Ahora, en tiempos recientes, un día, alguien de la producción del programa de radio “Andares”, también de la radio del gobierno de Chiapas, me llamó y dijo algo como que se acordaba muy bien de esos textos que yo leía en Radio Lagarto y vos sabés la historia, me invitó a colaborar y yo, duro como el árbol de papaya, dije que sí y ahora, los viernes, en la radio gubernamental trasmiten los nuevos textos de Arana.
Acá va otro ejemplo:
“Yo vivo en un mundo llamado Arana. En Arana los hombres se rasuran cuatro veces al día. Lo hacen al despertar, antes de comer, después de cenar y antes de acostarse. Lo hacen con navaja de barbero. Lo hacen porque no pueden resistir la idea de que sus rostros estén llenos de pelos. Esta imagen los hace creer que, en efecto, descienden del mono y esto no pueden soportarlo. No pueden soportar la idea de que el hombre no sea un ser superior. Se preguntan, ¿de dónde desciende el mono? ¿De dónde la guacamaya? ¿De dónde la marmota? ¿De dónde desciende el toro? ¿Los animales, necesariamente, deben descender de otro animal?
Cuando los hombres se rasuran, silban y oran. La oración que rezan dice: “Dios, que yo no descienda más que de tu mano, que no sea descendiente de nadie más que de mis bisabuelos, abuelos y padres, quienes son humanos, igual que yo. Y si, por tu santa voluntad, tuviese yo que descender de alguien, que no sea del mono, que sea del ángel más bello”. Terminan de rasurarse, se pasan la mano sobre el rostro, la sienten tersa, como si fuese ala de aire y se sienten satisfechos.

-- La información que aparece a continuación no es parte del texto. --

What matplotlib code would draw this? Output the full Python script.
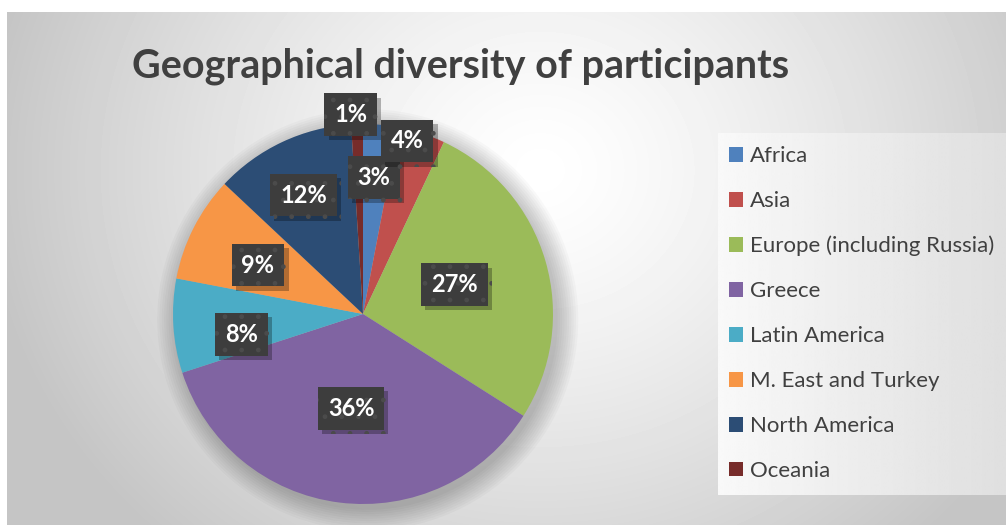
import matplotlib
matplotlib.use('Agg')
import matplotlib.pyplot as plt
import matplotlib.patheffects as pe
import numpy as np
from matplotlib.patches import Circle

# data
regions = ['Africa', 'Asia', 'Europe (including Russia)', 'Greece',
           'Latin America', 'M. East and Turkey', 'North America', 'Oceania']
shares = [3, 4, 27, 36, 8, 9, 12, 1]
colors = ['#4F81BD', '#C0504D', '#9BBB59', '#8064A2',
          '#4BACC6', '#F79646', '#2C4D75', '#772C2A']
title = 'Geographical diversity of participants'

# where the % boxes sit: fraction of radius and small angle tweak (deg)
label_dist = [0.72, 0.94, 0.505, 0.5, 0.65, 0.61, 0.70, 1.05]
label_turn = [0.8, 3.7, 1.5, 0, 5.8, 2, 1.4, 1.7]

W, H = 1006, 525
plt.rcParams['font.family'] = ['Lato', 'DejaVu Sans']
plt.rcParams['hatch.linewidth'] = 1.0

fig = plt.figure(figsize=(W / 100, H / 100), dpi=100)
fig.patch.set_facecolor('white')

# radial grey background of the chart area
bg = fig.add_axes([7 / W, 0, 1 - 7 / W, 1 - 12 / H])
yy, xx = np.mgrid[12:H, 7:W]
d = np.hypot(xx - 540, (yy - 170) / 0.9)
shade = 1 - 0.23 * np.clip(d / 560, 0, 1) ** 1.3
bg.imshow(shade, cmap='gray', vmin=0, vmax=1, aspect='auto', interpolation='bilinear')
bg.axis('off')

# legend panel, light horizontal gradient
lg = fig.add_axes([718 / W, (H - 495) / H, (W - 718) / W, (495 - 133) / H])
grad = np.linspace(0.975, 0.875, 200)[None, :]
lg.imshow(grad, cmap='gray', vmin=0, vmax=1, aspect='auto', interpolation='bilinear')
lg.axis('off')

# pie
R = 190
ax = fig.add_axes([(363 - R) / W, (H - 314 - R) / H, 2 * R / W, 2 * R / H])
for k in range(10):
    ax.add_patch(Circle((0.025, -0.03), 1.0 + k * 0.012, color='black',
                        alpha=0.025, lw=0, zorder=0, clip_on=False))
wedges, _ = ax.pie(shares, colors=colors, startangle=90, counterclock=False,
                   radius=1, wedgeprops=dict(linewidth=0))
for w in wedges:
    w.set_zorder(2)
ax.set_xlim(-1, 1)
ax.set_ylim(-1, 1)
ax.axis('off')

for w, pct, dist, turn in zip(wedges, shares, label_dist, label_turn):
    ang = np.deg2rad((w.theta1 + w.theta2) / 2 + turn)
    x, y = dist * np.cos(ang), dist * np.sin(ang)
    lab = ax.text(x, y, f'{pct}%', ha='center', va='center', fontsize=17,
                  fontweight='bold', color='white', zorder=4,
                  bbox=dict(boxstyle='square,pad=0.42', fc='#3d3d3d', ec='#4b4b4b',
                            lw=0, hatch='.'))
    lab.get_bbox_patch().set_path_effects(
        [pe.SimplePatchShadow(offset=(3, -3), shadow_rgbFace='black', alpha=0.28),
         pe.Normal()])

# title, fitted to the reference width
t = fig.text(461 / W, 1 - 66 / H, title, ha='center', va='center', fontsize=30,
             fontweight='bold', color='#404040')
fig.canvas.draw()
tw = t.get_window_extent().width
t.set_fontsize(30 * 657 / tw)

fig.legend(wedges, regions, loc='upper left', bbox_to_anchor=(729 / W, 1 - 146 / H),
           frameon=False, fontsize=16, labelcolor='#404040', handlelength=0.65,
           handleheight=0.65, handletextpad=0.3, labelspacing=1.12,
           borderpad=0, borderaxespad=0)

fig.savefig('out.png', dpi=100)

Yo vivo en un mundo llamado Arana. En Arana las mujeres se depilan las piernas cuatro veces al día. No soportan la idea de que sean hembras que descienden de las monas. Por esto, en Arana, los tíos tienen prohibido decir a sus sobrinas: “Ay, mi niña, qué mona estás”.”

Posdata: una mañana, Mónica y yo fuimos al parque de Chiapa de Corzo. Bajamos del carro (yo tenía un vochito, color crema) y nos sentamos en la Pila. Mónica puso su mano sobre mi pierna y dijo: “Alejandro. A mí me gustaría vivir en Arana”. Yo iba a decir algo, cuando ella subió su mano hasta mi boca y selló mis labios. “No, no digas nada. Sé que estás pensando en que es imposible, pero yo, a veces, pienso que las nubes bajan y platican con los árboles. En esos días nublados me acerco lo más que puedo a los árboles y escucho algo como un murmullo. En ese instante me siento bien. Sé que estoy cerca de Arana, soy feliz y esto te lo debo a ti”, y Mónica me besó y yo sentí como si una nube bajara y lloviera sobre mí.
Yo vivo en un mundo llamado Arana. ¿Querés vivir en mi mundo? No alcanzarán las noches para contarte cómo es este mundo.